Architecture Design: Uses 40-layer single-stream self-attention Transformer with no traditional cross-attention mechanism. Text, video, and audio tokens are integrated into a single sequence for unified processing. The official term for this design is “sandwich” architecture — the first and last 4 layers handle modality-specific projections, while the middle 32 layers share parameters.

Audio Capabilities: Supports seven languages — Mandarin, Cantonese, English, Japanese, Korean, German, and French. Crucially, this isn’t post-production dubbing; audio and video are generated together from the start. Official reported lip-sync Word Error Rate (WER) is 14.60%, better than LTX 2.3’s 19.23% and OVI 1.1’s 40.45%.

Inference Speed: On a single H100 GPU: 2 seconds for 5s 256p video, ~8 seconds for 540p, ~38 seconds for 1080p.

Note: These figures come from official sources and haven’t been independently verified.

Where Does It Excel?

From benchmark data, HappyHorse 1.0’s strongest area is pure video quality, especially in image-to-video tasks where its lead is most significant.

Based on multiple test reports, the model performs well in:

  • Facial Consistency: Stable facial expressions and body movements, less prone to glitches
  • Large Scene Complexity: Good handling of spatial relationships and lighting in complex scenes like streets or natural landscapes
  • Cinematic Language: Doesn’t chase flashy camera movements, delivers solid and stable shots

One beta tester mentioned that when using prompts like “Tibetan herders moving yak,” the model’s lateral tracking shot maintained good terrain and yak muscle dynamics without obvious distortion.

Another example involves lighting scenarios — when neon light from outside sweeps across a character’s face, character consistency remained stable, which is a common pain point for many video generation models.

From a practical angle, if you need to generate “middle shots” common in ads, short dramas, or overseas content — emotional character shots, lifestyle scenes, product B-roll, transitions — materials that previously required location shooting or talent, HappyHorse 1.0 might be worth trying.

Current Limitations

After all the praise, let’s address the limitations.

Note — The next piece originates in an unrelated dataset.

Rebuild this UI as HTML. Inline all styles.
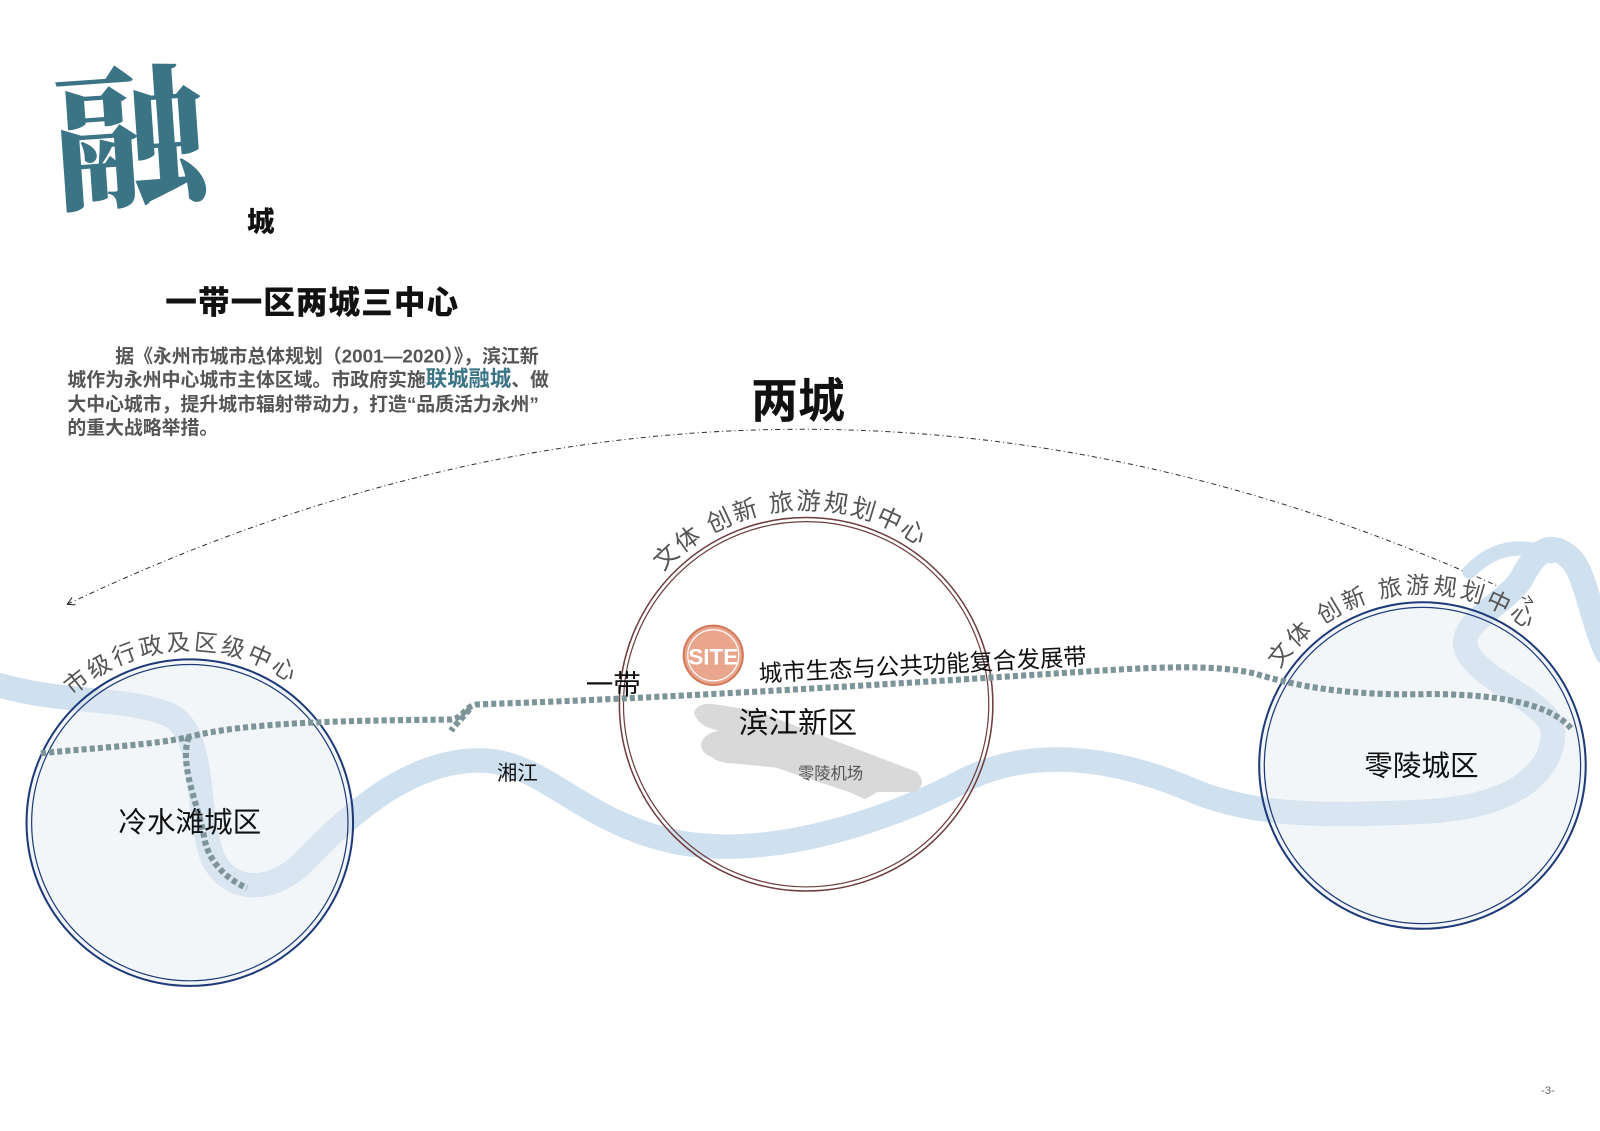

No public API or model weights yet. Though the official site states “fully open source,” clicking through to GitHub and model repositories shows “Coming Soon.” This is confusing.

Hardware requirements aren’t low. Running 150 billion parameters on consumer GPUs isn’t feasible, and H100 cards don’t come cheap.

Audio capabilities, while decent, aren’t dominant. With audio added to text-to-video, the gap narrows to just 3 points — almost negligible.

So the current situation: HappyHorse 1.0 definitely has skills in pure video quality, but there’s still a way to go before it’s production-ready.

How to Try It

Good news: you can now experience HappyHorse through the official platform.

Head to the app, select the video generation tool you need, and start creating.

New users typically get free credits, so feel free to give it a try.

Summary

HappyHorse 1.0 does show impressive capabilities in pure video generation quality, especially in image-to-video where its 48-point ELO lead over the second place is considerable.

However, it’s still in the “heard but not seen” phase — no public API, no downloadable weights, and the promised “fully open source” hasn’t materialized yet.

If you want to use similar tools now, Seedance 2.0 and Kling 3.0 are solid alternatives. But if you’re just following this space, HappyHorse 1.0’s next moves are worth watching.